■ **WORK TO BE COMPLETED**: Copy the data that follows exactly. Include no pictures.
---
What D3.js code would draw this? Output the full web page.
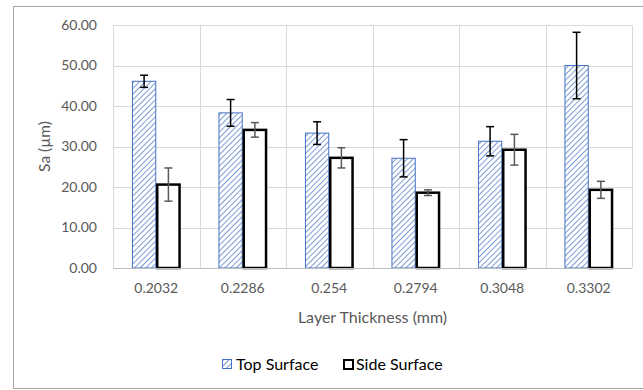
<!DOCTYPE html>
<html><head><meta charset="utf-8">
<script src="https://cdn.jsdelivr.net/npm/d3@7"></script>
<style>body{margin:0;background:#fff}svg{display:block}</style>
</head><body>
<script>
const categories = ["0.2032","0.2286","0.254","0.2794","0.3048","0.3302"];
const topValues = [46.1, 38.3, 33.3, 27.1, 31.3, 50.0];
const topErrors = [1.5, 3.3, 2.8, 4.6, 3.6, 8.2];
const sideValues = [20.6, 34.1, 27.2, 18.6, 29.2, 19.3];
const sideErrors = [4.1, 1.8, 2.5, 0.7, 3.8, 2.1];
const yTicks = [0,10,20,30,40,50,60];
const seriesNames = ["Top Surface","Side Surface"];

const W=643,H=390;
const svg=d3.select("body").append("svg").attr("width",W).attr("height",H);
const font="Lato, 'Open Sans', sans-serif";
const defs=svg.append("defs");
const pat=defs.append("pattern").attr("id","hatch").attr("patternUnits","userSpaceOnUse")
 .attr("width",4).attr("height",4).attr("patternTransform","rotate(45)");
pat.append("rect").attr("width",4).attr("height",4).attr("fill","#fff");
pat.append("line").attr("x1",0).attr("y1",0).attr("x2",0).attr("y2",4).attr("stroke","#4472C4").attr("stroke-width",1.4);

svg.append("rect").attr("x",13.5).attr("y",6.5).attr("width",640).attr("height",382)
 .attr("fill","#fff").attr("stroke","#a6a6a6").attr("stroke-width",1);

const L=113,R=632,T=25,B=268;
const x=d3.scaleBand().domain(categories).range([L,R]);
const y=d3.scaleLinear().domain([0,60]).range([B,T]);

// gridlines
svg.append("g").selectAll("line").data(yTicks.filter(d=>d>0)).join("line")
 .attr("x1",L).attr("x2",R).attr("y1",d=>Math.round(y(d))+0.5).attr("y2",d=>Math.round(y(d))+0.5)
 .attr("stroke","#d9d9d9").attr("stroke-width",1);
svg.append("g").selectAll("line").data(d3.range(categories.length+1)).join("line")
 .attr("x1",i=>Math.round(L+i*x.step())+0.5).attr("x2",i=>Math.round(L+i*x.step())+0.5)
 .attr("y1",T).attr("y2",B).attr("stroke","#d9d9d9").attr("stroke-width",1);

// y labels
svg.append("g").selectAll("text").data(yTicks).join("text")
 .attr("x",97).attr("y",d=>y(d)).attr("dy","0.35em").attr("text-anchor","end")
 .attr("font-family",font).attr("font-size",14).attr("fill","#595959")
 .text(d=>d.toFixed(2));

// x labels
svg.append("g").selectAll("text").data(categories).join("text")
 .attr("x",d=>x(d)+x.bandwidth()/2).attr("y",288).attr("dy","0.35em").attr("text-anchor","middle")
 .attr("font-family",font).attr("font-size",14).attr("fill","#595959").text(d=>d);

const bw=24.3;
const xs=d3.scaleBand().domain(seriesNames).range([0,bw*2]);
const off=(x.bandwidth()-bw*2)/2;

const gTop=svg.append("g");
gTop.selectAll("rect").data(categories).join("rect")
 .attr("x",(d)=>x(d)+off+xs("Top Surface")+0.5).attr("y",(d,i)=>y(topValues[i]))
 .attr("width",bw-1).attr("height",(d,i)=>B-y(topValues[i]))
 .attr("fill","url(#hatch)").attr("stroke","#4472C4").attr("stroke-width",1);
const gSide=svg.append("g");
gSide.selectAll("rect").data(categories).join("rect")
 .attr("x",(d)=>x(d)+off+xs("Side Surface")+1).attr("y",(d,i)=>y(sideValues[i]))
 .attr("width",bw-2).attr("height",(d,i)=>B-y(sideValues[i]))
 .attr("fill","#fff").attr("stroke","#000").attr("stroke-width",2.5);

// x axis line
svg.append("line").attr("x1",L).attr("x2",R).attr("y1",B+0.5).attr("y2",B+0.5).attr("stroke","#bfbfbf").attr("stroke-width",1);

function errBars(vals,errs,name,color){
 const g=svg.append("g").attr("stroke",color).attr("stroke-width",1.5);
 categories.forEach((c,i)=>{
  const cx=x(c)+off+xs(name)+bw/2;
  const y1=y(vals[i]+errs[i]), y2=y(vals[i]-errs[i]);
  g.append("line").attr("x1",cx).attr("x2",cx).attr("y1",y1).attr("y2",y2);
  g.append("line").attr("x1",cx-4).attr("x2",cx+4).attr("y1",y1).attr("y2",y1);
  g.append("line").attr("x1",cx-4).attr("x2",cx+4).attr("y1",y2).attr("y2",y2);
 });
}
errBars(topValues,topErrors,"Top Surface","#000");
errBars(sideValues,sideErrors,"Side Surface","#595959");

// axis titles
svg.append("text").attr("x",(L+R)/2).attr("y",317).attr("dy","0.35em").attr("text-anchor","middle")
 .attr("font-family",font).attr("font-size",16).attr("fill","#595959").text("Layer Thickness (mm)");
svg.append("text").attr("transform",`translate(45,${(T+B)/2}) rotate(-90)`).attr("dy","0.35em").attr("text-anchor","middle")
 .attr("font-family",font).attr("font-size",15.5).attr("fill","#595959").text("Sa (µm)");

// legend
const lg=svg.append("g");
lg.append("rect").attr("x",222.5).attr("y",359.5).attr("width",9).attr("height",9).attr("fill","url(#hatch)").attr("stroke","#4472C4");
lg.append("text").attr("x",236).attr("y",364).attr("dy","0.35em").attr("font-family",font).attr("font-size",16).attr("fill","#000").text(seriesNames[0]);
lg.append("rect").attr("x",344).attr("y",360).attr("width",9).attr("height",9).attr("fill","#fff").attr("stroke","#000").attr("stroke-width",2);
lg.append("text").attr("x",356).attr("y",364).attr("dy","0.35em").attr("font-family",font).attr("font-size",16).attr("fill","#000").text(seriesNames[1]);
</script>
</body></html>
---
■ **EXPECTED OUTPUT**:
What D3.js code would draw this? Output the full web page.
<!DOCTYPE html>
<html><head><meta charset="utf-8">
<script src="https://cdn.jsdelivr.net/npm/d3@7"></script>
<style>body{margin:0;background:#fff}svg{display:block}</style>
</head><body>
<script>
const categories = ["0.2032","0.2286","0.254","0.2794","0.3048","0.3302"];
const topValues = [46.1, 38.3, 33.3, 27.1, 31.3, 50.0];
const topErrors = [1.5, 3.3, 2.8, 4.6, 3.6, 8.2];
const sideValues = [20.6, 34.1, 27.2, 18.6, 29.2, 19.3];
const sideErrors = [4.1, 1.8, 2.5, 0.7, 3.8, 2.1];
const yTicks = [0,10,20,30,40,50,60];
const seriesNames = ["Top Surface","Side Surface"];

const W=643,H=390;
const svg=d3.select("body").append("svg").attr("width",W).attr("height",H);
const font="Lato, 'Open Sans', sans-serif";
const defs=svg.append("defs");
const pat=defs.append("pattern").attr("id","hatch").attr("patternUnits","userSpaceOnUse")
 .attr("width",4).attr("height",4).attr("patternTransform","rotate(45)");
pat.append("rect").attr("width",4).attr("height",4).attr("fill","#fff");
pat.append("line").attr("x1",0).attr("y1",0).attr("x2",0).attr("y2",4).attr("stroke","#4472C4").attr("stroke-width",1.4);

svg.append("rect").attr("x",13.5).attr("y",6.5).attr("width",640).attr("height",382)
 .attr("fill","#fff").attr("stroke","#a6a6a6").attr("stroke-width",1);

const L=113,R=632,T=25,B=268;
const x=d3.scaleBand().domain(categories).range([L,R]);
const y=d3.scaleLinear().domain([0,60]).range([B,T]);

// gridlines
svg.append("g").selectAll("line").data(yTicks.filter(d=>d>0)).join("line")
 .attr("x1",L).attr("x2",R).attr("y1",d=>Math.round(y(d))+0.5).attr("y2",d=>Math.round(y(d))+0.5)
 .attr("stroke","#d9d9d9").attr("stroke-width",1);
svg.append("g").selectAll("line").data(d3.range(categories.length+1)).join("line")
 .attr("x1",i=>Math.round(L+i*x.step())+0.5).attr("x2",i=>Math.round(L+i*x.step())+0.5)
 .attr("y1",T).attr("y2",B).attr("stroke","#d9d9d9").attr("stroke-width",1);

// y labels
svg.append("g").selectAll("text").data(yTicks).join("text")
 .attr("x",97).attr("y",d=>y(d)).attr("dy","0.35em").attr("text-anchor","end")
 .attr("font-family",font).attr("font-size",14).attr("fill","#595959")
 .text(d=>d.toFixed(2));

// x labels
svg.append("g").selectAll("text").data(categories).join("text")
 .attr("x",d=>x(d)+x.bandwidth()/2).attr("y",288).attr("dy","0.35em").attr("text-anchor","middle")
 .attr("font-family",font).attr("font-size",14).attr("fill","#595959").text(d=>d);

const bw=24.3;
const xs=d3.scaleBand().domain(seriesNames).range([0,bw*2]);
const off=(x.bandwidth()-bw*2)/2;

const gTop=svg.append("g");
gTop.selectAll("rect").data(categories).join("rect")
 .attr("x",(d)=>x(d)+off+xs("Top Surface")+0.5).attr("y",(d,i)=>y(topValues[i]))
 .attr("width",bw-1).attr("height",(d,i)=>B-y(topValues[i]))
 .attr("fill","url(#hatch)").attr("stroke","#4472C4").attr("stroke-width",1);
const gSide=svg.append("g");
gSide.selectAll("rect").data(categories).join("rect")
 .attr("x",(d)=>x(d)+off+xs("Side Surface")+1).attr("y",(d,i)=>y(sideValues[i]))
 .attr("width",bw-2).attr("height",(d,i)=>B-y(sideValues[i]))
 .attr("fill","#fff").attr("stroke","#000").attr("stroke-width",2.5);

// x axis line
svg.append("line").attr("x1",L).attr("x2",R).attr("y1",B+0.5).attr("y2",B+0.5).attr("stroke","#bfbfbf").attr("stroke-width",1);

function errBars(vals,errs,name,color){
 const g=svg.append("g").attr("stroke",color).attr("stroke-width",1.5);
 categories.forEach((c,i)=>{
  const cx=x(c)+off+xs(name)+bw/2;
  const y1=y(vals[i]+errs[i]), y2=y(vals[i]-errs[i]);
  g.append("line").attr("x1",cx).attr("x2",cx).attr("y1",y1).attr("y2",y2);
  g.append("line").attr("x1",cx-4).attr("x2",cx+4).attr("y1",y1).attr("y2",y1);
  g.append("line").attr("x1",cx-4).attr("x2",cx+4).attr("y1",y2).attr("y2",y2);
 });
}
errBars(topValues,topErrors,"Top Surface","#000");
errBars(sideValues,sideErrors,"Side Surface","#595959");

// axis titles
svg.append("text").attr("x",(L+R)/2).attr("y",317).attr("dy","0.35em").attr("text-anchor","middle")
 .attr("font-family",font).attr("font-size",16).attr("fill","#595959").text("Layer Thickness (mm)");
svg.append("text").attr("transform",`translate(45,${(T+B)/2}) rotate(-90)`).attr("dy","0.35em").attr("text-anchor","middle")
 .attr("font-family",font).attr("font-size",15.5).attr("fill","#595959").text("Sa (µm)");

// legend
const lg=svg.append("g");
lg.append("rect").attr("x",222.5).attr("y",359.5).attr("width",9).attr("height",9).attr("fill","url(#hatch)").attr("stroke","#4472C4");
lg.append("text").attr("x",236).attr("y",364).attr("dy","0.35em").attr("font-family",font).attr("font-size",16).attr("fill","#000").text(seriesNames[0]);
lg.append("rect").attr("x",344).attr("y",360).attr("width",9).attr("height",9).attr("fill","#fff").attr("stroke","#000").attr("stroke-width",2);
lg.append("text").attr("x",356).attr("y",364).attr("dy","0.35em").attr("font-family",font).attr("font-size",16).attr("fill","#000").text(seriesNames[1]);
</script>
</body></html>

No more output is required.